Chris Alexander, Canada’s Minister of Citizenship and Immigration, congratulated the Royal Canadian Mounted Police (RCMP) in Nova Scotia in their efforts to crack down on residence fraud in the province.
The RCMP recently charged a Bedford, Nova Scotia resident with several criminal code offences including misrepresentation and false representation. The Minister stated that this thorough investigation conducted by the RCMP should represent a warning to those who consider committing citizenship fraud in Canada. Citizenship fraud involves cases where foreign national wishing to immigrate to Canada use false representation, fraud or knowingly conceal material information in the Canadian immigration process. An example would be where a foreign nationals lies about his or her time spent in Canada in order to meet the residency requirements.
Despite the recent accomplishments, the current government has been criticized for the lack of results that came from an immigration fraud crackdown that began in July 2011. By Fall 2011, only 12 individuals out of 3000 being investigated had their citizenship revoked for fraud, while 6 others lost their Canadian citizenship for other reasons. Nearly 300 of those 3000 people were given notice they may lose their Canadian citizenship. It is important to prevent Canadian immigration fraud efficiently, as the efforts of conducting investigations, along with the appeals that often come from such revocations, create a backlog for legitimate applicants who wish to immigrate to Canada honestly. Although the number of those caught for Canadian citizenship fraud appears low in recent years, the numbers represent a significant improvement when compared with figures over the past 30 years. For example, only 66 people have had their Canadian citizenship revoked between 1977-2010.

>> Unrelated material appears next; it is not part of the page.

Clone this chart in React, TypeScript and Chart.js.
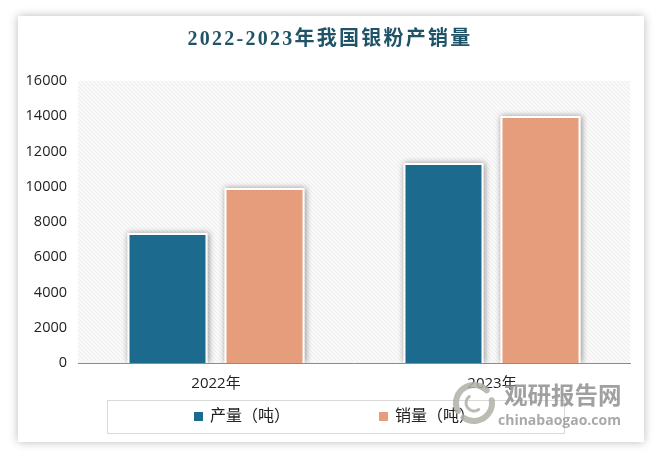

In an effort to combat immigration fraud to Canada, the Canadian Government has also recently implemented new security measures for citizens of certain designated countries. The new security measures includes the collection of biometric data from applicants, which includes providing fingerprints and having their photographs. Such measures help Canadian visa officers verify the identity of applicants when they arrive at the border.